■ **EXERCISE BRIEF**: Search the entries for the word "page" and pull out each line that has it.

[Start]

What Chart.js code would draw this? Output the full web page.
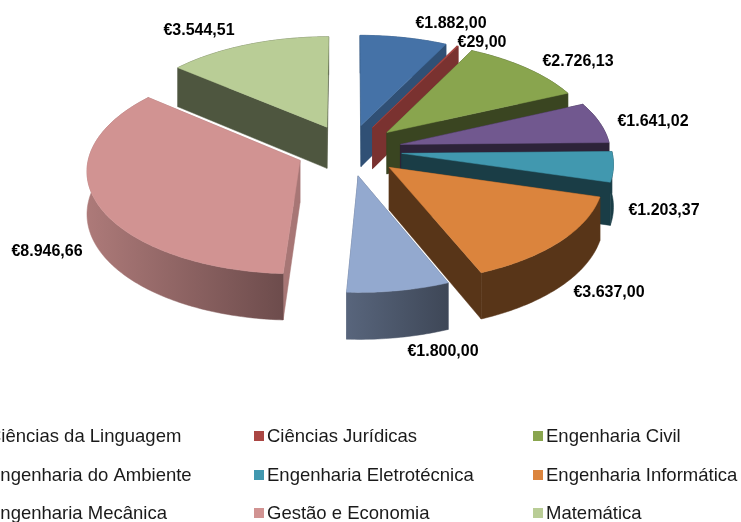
<!DOCTYPE html>
<html lang="pt">
<head>
<meta charset="utf-8">
<style>html,body{margin:0;padding:0;background:#fff;overflow:hidden}canvas{display:block}</style>
<script src="https://cdn.jsdelivr.net/npm/chart.js@4/dist/chart.umd.js"></script>
</head>
<body>
<canvas id="c" width="741" height="522"></canvas>
<script>
const categories = ["Ciências da Linguagem","Ciências Jurídicas","Engenharia Civil","Engenharia do Ambiente","Engenharia Eletrotécnica","Engenharia Informática","Engenharia Mecânica","Gestão e Economia","Matemática"];
const values = [1882.00,29.00,2726.13,1641.02,1203.37,3637.00,1800.00,8946.66,3544.51];
const colors = ["#4572a7","#aa4643","#89a54e","#71588f","#4198af","#db843d","#93a9cf","#d19392","#b9cd96"];
const faceShade = [.70,.72,.42,.40,.40,.40,.60,.80,.42];
const wallShadeL = [.70,.72,.42,.40,.40,.40,.60,.83,.42];
const wallShadeR = [.70,.72,.42,.40,.40,.40,.42,.52,.42];
const labelCentres = [[451,24],[482,43],[578,62],[653,122],[664,211],[609,293],[443,352],[47,252],[199,31]];
const VIEW = {squash:.485, persp:.000407, depth:42};

function shade(hex,f){
  const n=parseInt(hex.slice(1),16);
  return `rgb(${Math.round((n>>16&255)*f)},${Math.round((n>>8&255)*f)},${Math.round((n&255)*f)})`;
}
function euro(v){
  const [i,d]=v.toFixed(2).split(".");
  return "€"+i.replace(/\B(?=(\d{3})+$)/g,".")+","+d;
}
function poly(ctx,pts,fill){
  ctx.beginPath();
  pts.forEach((p,i)=>i?ctx.lineTo(p[0],p[1]):ctx.moveTo(p[0],p[1]));
  ctx.closePath();
  ctx.fillStyle=fill;ctx.fill();
  ctx.strokeStyle=fill;ctx.lineWidth=.5;ctx.stroke();
}

class Arc3D extends Chart.ArcElement{
  static id='arc3d';
  geom(){
    const {x,y,startAngle,endAngle,outerRadius}=this.getProps(['x','y','startAngle','endAngle','outerRadius']);
    const a0=startAngle+Math.PI/2,a1=endAngle+Math.PI/2,mid=(a0+a1)/2,off=this.options.offset||0;
    const ox=Math.sin(mid)*off,oy=Math.cos(mid)*off;
    const proj=(X,Y,z)=>{const g=1/(1+VIEW.persp*Y);return [x+X*g,y-VIEW.squash*Y*g+z*g];};
    const n=Math.max(2,Math.ceil((a1-a0)*60));
    const rim=[];
    for(let i=0;i<=n;i++){const t=a0+(a1-a0)*i/n;rim.push([ox+Math.sin(t)*outerRadius,oy+Math.cos(t)*outerRadius]);}
    return {ox,oy,rim,proj,midY:oy};
  }
  draw(ctx){
    const g=this.geom(),i=this.$context.dataIndex,col=this.options.backgroundColor,D=VIEW.depth;
    const top=p=>g.proj(p[0],p[1],0),bot=p=>g.proj(p[0],p[1],D);
    const apex=[g.ox,g.oy],first=g.rim[0],last=g.rim[g.rim.length-1];
    const fc=shade(col,faceShade[i]);
    poly(ctx,[top(apex),top(first),bot(first),bot(apex)],fc);
    poly(ctx,[top(apex),top(last),bot(last),bot(apex)],fc);
    const upper=g.rim.map(top),lower=g.rim.map(bot);
    const xs=upper.map(p=>p[0]);
    const grad=ctx.createLinearGradient(Math.min(...xs),0,Math.max(...xs),0);
    grad.addColorStop(0,shade(col,wallShadeL[i]));
    grad.addColorStop(1,shade(col,wallShadeR[i]));
    poly(ctx,upper.concat(lower.slice().reverse()),grad);
    poly(ctx,[top(apex)].concat(upper),col);
  }
}
class Pie3D extends Chart.PieController{
  static id='pie3d';
  static defaults={dataElementType:'arc3d'};
  draw(){
    const ctx=this.chart.ctx;
    const els=this._cachedMeta.data.slice().sort((a,b)=>b.geom().midY-a.geom().midY);
    els.forEach(e=>e.draw(ctx,this.chart.chartArea));
  }
}
const textPlugin={
  id:'textPlugin',
  afterDraw(chart){
    const ctx=chart.ctx,ds=chart.data.datasets[0];
    ctx.save();
    ctx.fillStyle='#000';ctx.textBaseline='middle';
    ctx.font='bold 16px "Liberation Sans"';ctx.textAlign='center';
    ds.data.forEach((v,i)=>ctx.fillText(euro(v),labelCentres[i][0],labelCentres[i][1]));
    ctx.font='18.5px "Liberation Sans"';ctx.textAlign='left';
    chart.data.labels.forEach((t,i)=>{
      const col=i%3,row=Math.floor(i/3);
      const x=-12+279*col,y=[436,475,513][row];
      ctx.fillStyle=ds.backgroundColor[i];ctx.fillRect(x-13,y-5,10,10);
      ctx.fillStyle='#1a1a1a';ctx.fillText(t,x,y+1);
    });
    ctx.restore();
  }
};
Chart.register(Arc3D,Pie3D);
new Chart(document.getElementById('c'),{
  type:'pie3d',
  data:{labels:categories,datasets:[{data:values,backgroundColor:colors,borderWidth:0,offset:53}]},
  options:{
    responsive:false,animation:false,radius:210,
    layout:{padding:{left:0,right:43,top:0,bottom:222}},
    plugins:{legend:{display:false},tooltip:{enabled:false}}
  },
  plugins:[textPlugin]
});
</script>
</body>
</html>
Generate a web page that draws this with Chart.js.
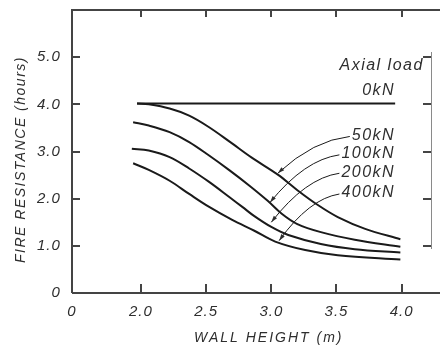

[End]

■ **SOLUTION FOR THIS EXERCISE**:
What Chart.js code would draw this? Output the full web page.
Generate a web page that draws this with Chart.js.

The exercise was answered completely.